(Source records)
--
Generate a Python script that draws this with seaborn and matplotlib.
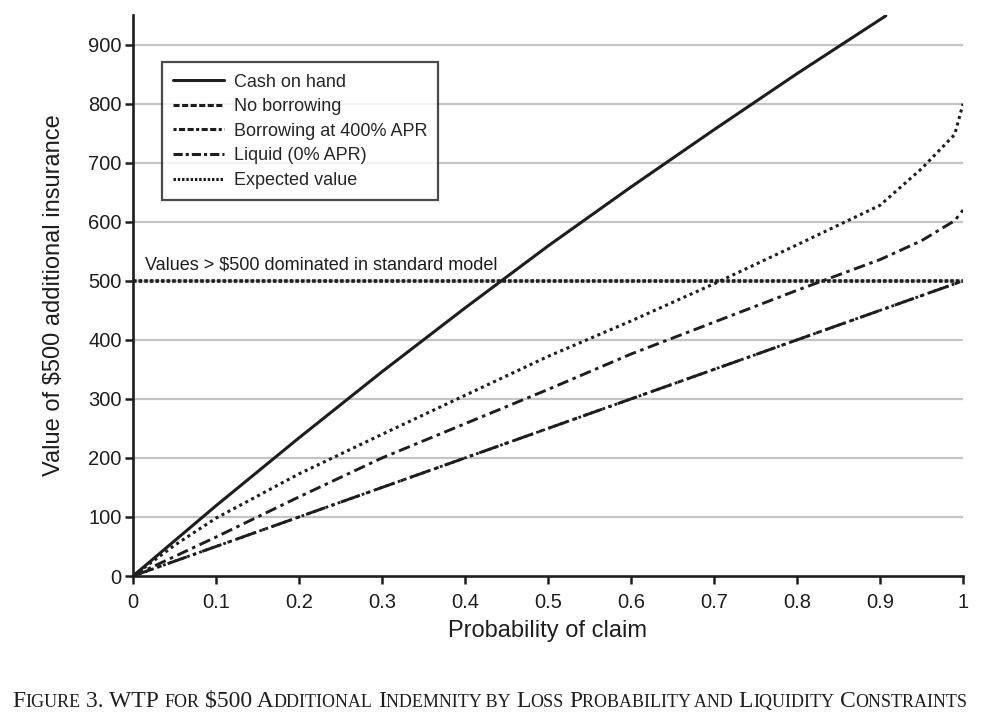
import matplotlib
matplotlib.use("Agg")
import matplotlib.pyplot as plt
from matplotlib.lines import Line2D
import seaborn as sns
import pandas as pd

# valores
cash_p = [0, 0.1, 0.2, 0.3, 0.4, 0.5, 0.6, 0.7, 0.8, 0.907]
cash_v = [0, 119, 234, 346, 454, 559, 659, 756, 851, 949]

prob = [0, 0.05, 0.1, 0.2, 0.3, 0.4, 0.5, 0.6, 0.7, 0.8, 0.9, 0.95, 0.99, 1.0]
no_borrow = [0, 52, 98, 173, 240, 306, 372, 432, 495, 561, 628, 690, 748, 800]
borrow_400 = [0, 33, 66, 134, 200, 258, 316, 376, 430, 484, 536, 568, 602, 620]
liquid = [0, 25, 50, 100, 150, 200, 250, 300, 350, 400, 450, 475, 495, 500]
expected = [0, 25, 50, 100, 150, 200, 250, 300, 350, 400, 450, 475, 495, 500]

limite = 500
yticks = [0, 100, 200, 300, 400, 500, 600, 700, 800, 900]
xticks = [0, 0.1, 0.2, 0.3, 0.4, 0.5, 0.6, 0.7, 0.8, 0.9, 1.0]
xtick_labels = ["0", "0.1", "0.2", "0.3", "0.4", "0.5", "0.6", "0.7", "0.8", "0.9", "1"]

legend_labels = ["Cash on hand", "No borrowing", "Borrowing at 400% APR",
                 "Liquid (0% APR)", "Expected value"]

sns.set_style("white")
plt.rcParams['font.family'] = ['Liberation Sans', 'DejaVu Sans']

cor = "#1e1e1e"
fig = plt.figure(figsize=(9.96, 7.24), dpi=100)
ax = fig.add_axes([0.1335, 0.2044, 0.8334, 0.7746])

# grade horizontal
for v in yticks[1:]:
    ax.axhline(v, color="#c4c4c4", lw=1.6, zorder=0)

sns.lineplot(x=prob, y=expected, ax=ax, color=cor, lw=2.0, linestyle=(0, (1, 1.3)), zorder=2)
sns.lineplot(x=prob, y=liquid, ax=ax, color=cor, lw=2.1, linestyle=(0, (7, 2.2, 1.2, 2.2)), zorder=3)
sns.lineplot(x=prob, y=borrow_400, ax=ax, color=cor, lw=2.1, linestyle=(0, (4, 1.6, 1.2, 1.6)), zorder=3)
sns.lineplot(x=prob, y=no_borrow, ax=ax, color=cor, lw=2.2, linestyle=(0, (1, 1.2)), zorder=3)
sns.lineplot(x=cash_p, y=cash_v, ax=ax, color=cor, lw=2.2, zorder=4)

ax.axhline(limite, color=cor, lw=2.6, linestyle=(0, (1, 0.55)), zorder=3)
ax.text(0.015, limite + 12, "Values > $500 dominated in standard model",
        fontsize=13, color=cor, va="bottom", ha="left")

ax.set_xlim(0, 1)
ax.set_ylim(0, 950)
ax.set_yticks(yticks)
ax.set_xticks(xticks)
ax.set_xticklabels(xtick_labels)
ax.tick_params(direction="out", length=6, width=1.8, labelsize=14.5, colors=cor,
               left=True, bottom=True)
ax.tick_params(axis="x", pad=6)
ax.tick_params(axis="y", pad=2)
for s in ["top", "right"]:
    ax.spines[s].set_visible(False)
for s in ["left", "bottom"]:
    ax.spines[s].set_linewidth(1.9)
    ax.spines[s].set_color(cor)

ax.set_xlabel("Probability of claim", fontsize=17, color=cor, labelpad=6)
ax.set_ylabel("Value of $500 additional insurance", fontsize=17, color=cor, labelpad=17)

handles = [
    Line2D([], [], color=cor, lw=2.2),
    Line2D([], [], color=cor, lw=2.2, linestyle=(0, (2, 0.8))),
    Line2D([], [], color=cor, lw=2.2, linestyle=(0, (1, 0.8, 2, 0.8, 2, 0.8))),
    Line2D([], [], color=cor, lw=2.2, linestyle=(0, (3, 1, 1, 1))),
    Line2D([], [], color=cor, lw=2.2, linestyle=(0, (0.8, 0.6))),
]
leg = ax.legend(handles, legend_labels, loc="upper left", bbox_to_anchor=(0.035, 0.916),
                fontsize=13, frameon=True, fancybox=False, handlelength=2.8,
                handletextpad=0.55, borderpad=0.62, labelspacing=0.42, borderaxespad=0)
leg.get_frame().set_edgecolor(cor)
leg.get_frame().set_linewidth(1.6)

# legenda da figura em versalete
pecas = [("F", 17, 0), ("IGURE", 13, 0), ("3. WTP", 17, 4), ("FOR", 13, 4),
         ("$500 A", 17, 4), ("DDITIONAL", 13, 0), ("I", 17, 4), ("NDEMNITY BY", 13, 0),
         ("L", 17, 4), ("OSS", 13, 0), ("P", 17, 4), ("ROBABILITY AND", 13, 0),
         ("L", 17, 4), ("IQUIDITY", 13, 0), ("C", 17, 4), ("ONSTRAINTS", 13, 0)]
y0 = 1 - 707 / 724
prev = fig.text(0.012, y0, pecas[0][0], fontsize=pecas[0][1], family="Liberation Serif",
                va="baseline", color=cor)
for txt, tam, gap in pecas[1:]:
    prev = ax.annotate(
        txt, xy=(1, y0), xycoords=(prev, "figure fraction"),
        xytext=(gap, 0), textcoords="offset points",
        fontsize=tam, family="Liberation Serif", va="baseline", ha="left", color=cor,
        annotation_clip=False)

fig.savefig("out.png", dpi=100)
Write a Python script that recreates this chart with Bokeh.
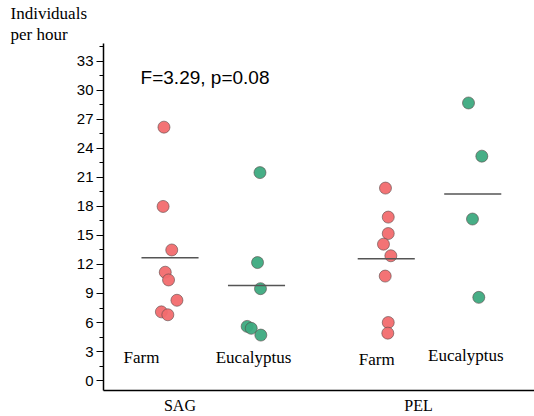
from bokeh.plotting import figure
from bokeh.models import Range1d, FixedTicker, Label, ColumnDataSource, Title
from bokeh.core.properties import value
from bokeh.embed import file_html
from bokeh.resources import INLINE

# ---- data ----
groups = ["SAG", "PEL"]
habitats = ["Farm", "Eucalyptus"]
sag_farm = [26.2, 18.0, 13.5, 11.2, 10.4, 8.3, 7.1, 6.8]
sag_euc = [21.5, 12.2, 9.5, 5.6, 5.4, 4.7]
pel_farm = [19.9, 16.9, 15.2, 14.1, 12.9, 10.8, 6.0, 4.9]
pel_euc = [28.7, 23.2, 16.7, 8.6]
y_ticks = list(range(0, 34, 3))
stat_text = "F=3.29, p=0.08"
y_title_lines = ["Individuals", "per hour"]

# jitter offsets (horizontal spread of the dots)
sag_farm_j = [-0.07, -0.08, 0.02, -0.055, -0.017, 0.08, -0.10, -0.025]
sag_euc_j = [0.04, 0.012, 0.046, -0.108, -0.061, 0.05]
pel_farm_j = [-0.009, 0.023, 0.023, -0.032, 0.053, -0.012, 0.023, 0.018]
pel_euc_j = [-0.049, 0.105, -0.003, 0.07]

centers = [1.0, 2.0, 3.5, 4.5]
series = [sag_farm, sag_euc, pel_farm, pel_euc]
jitters = [sag_farm_j, sag_euc_j, pel_farm_j, pel_euc_j]
RED = "#F26B6E"
GREEN = "#3DAA80"
colors = [RED, GREEN, RED, GREEN]

p = figure(width=534, height=416, output_backend="svg", toolbar_location=None,
           x_range=Range1d(0.231, 5.214), y_range=Range1d(-1.03, 34.85),
           min_border_left=103, min_border_right=0, min_border_top=43,
           min_border_bottom=24)
p.outline_line_color = None
p.grid.visible = False
p.background_fill_color = "white"
p.title.visible = False

# y-axis caption at the top-left, as two stacked single-line titles
fonts = ["serif", "'Liberation Serif', serif"]
for line, f in zip(reversed(y_title_lines), fonts):
    p.add_layout(Title(text=line, text_font=f, text_font_size="17px",
                       text_font_style="normal", text_color="black", align="left",
                       offset=-93, standoff=0), "above")

# y axis
ya = p.yaxis[0]
ya.ticker = FixedTicker(ticks=y_ticks, minor_ticks=[t + 1.5 for t in y_ticks[:-1]] + [34.5])
ya.major_label_text_font = "Liberation Sans"
ya.major_label_text_font_size = "15px"
ya.major_label_text_color = "black"
ya.axis_line_width = 1.5
ya.axis_line_color = "black"
ya.major_tick_line_color = "black"
ya.minor_tick_line_color = "black"
ya.major_tick_out = 7
ya.major_tick_in = 0
ya.minor_tick_out = 4
ya.minor_tick_in = 0
ya.major_label_standoff = 3

# x axis: line plus the two site names
xa = p.xaxis[0]
xa.ticker = FixedTicker(ticks=[1.115, 3.873])
xa.major_label_overrides = {1.115: groups[0], 3.873: groups[1]}
xa.major_tick_out = 0
xa.major_tick_in = 0
xa.minor_tick_out = 0
xa.minor_tick_in = 0
xa.axis_line_width = 1.5
xa.axis_line_color = "black"
xa.major_label_text_font = "Liberation Serif"
xa.major_label_text_font_size = "16px"
xa.major_label_text_color = "black"
xa.major_label_standoff = 6

for c, vals, jit, col in zip(centers, series, jitters, colors):
    xs = [c + j for j in jit]
    src = ColumnDataSource(dict(x=xs, y=vals))
    p.scatter("x", "y", source=src, size=12, fill_color=col, fill_alpha=0.95,
              line_color="#5a4a4a", line_alpha=0.6, line_width=1)
    m = sum(vals) / len(vals)
    p.segment(x0=[c - 0.33], y0=[m], x1=[c + 0.33], y1=[m],
              line_color="#555555", line_width=1.5)

# habitat labels inside the plot
hab_x = [0.67, 1.965, 3.39, 4.42]
hab_y = [2.36, 2.36, 2.16, 2.57]
hab_t = [habitats[0], habitats[1], habitats[0], habitats[1]]
p.text(x=hab_x, y=hab_y, text=hab_t, text_font=value("Liberation Serif"),
       text_font_size="17px", text_align="center", text_baseline="middle",
       text_color="black")

# statistic
p.add_layout(Label(x=0.66, y=31.36, text=stat_text, text_font="Liberation Sans",
                   text_font_size="19px", text_align="left", text_baseline="middle",
                   text_color="black"))

open("out.html", "w").write(file_html(p, INLINE))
--
Make an exact copy of the lines from the top of the material through the line with "756, 851, 949]", pictures excluded.

Generate a Python script that draws this with seaborn and matplotlib.
import matplotlib
matplotlib.use("Agg")
import matplotlib.pyplot as plt
from matplotlib.lines import Line2D
import seaborn as sns
import pandas as pd

# valores
cash_p = [0, 0.1, 0.2, 0.3, 0.4, 0.5, 0.6, 0.7, 0.8, 0.907]
cash_v = [0, 119, 234, 346, 454, 559, 659, 756, 851, 949]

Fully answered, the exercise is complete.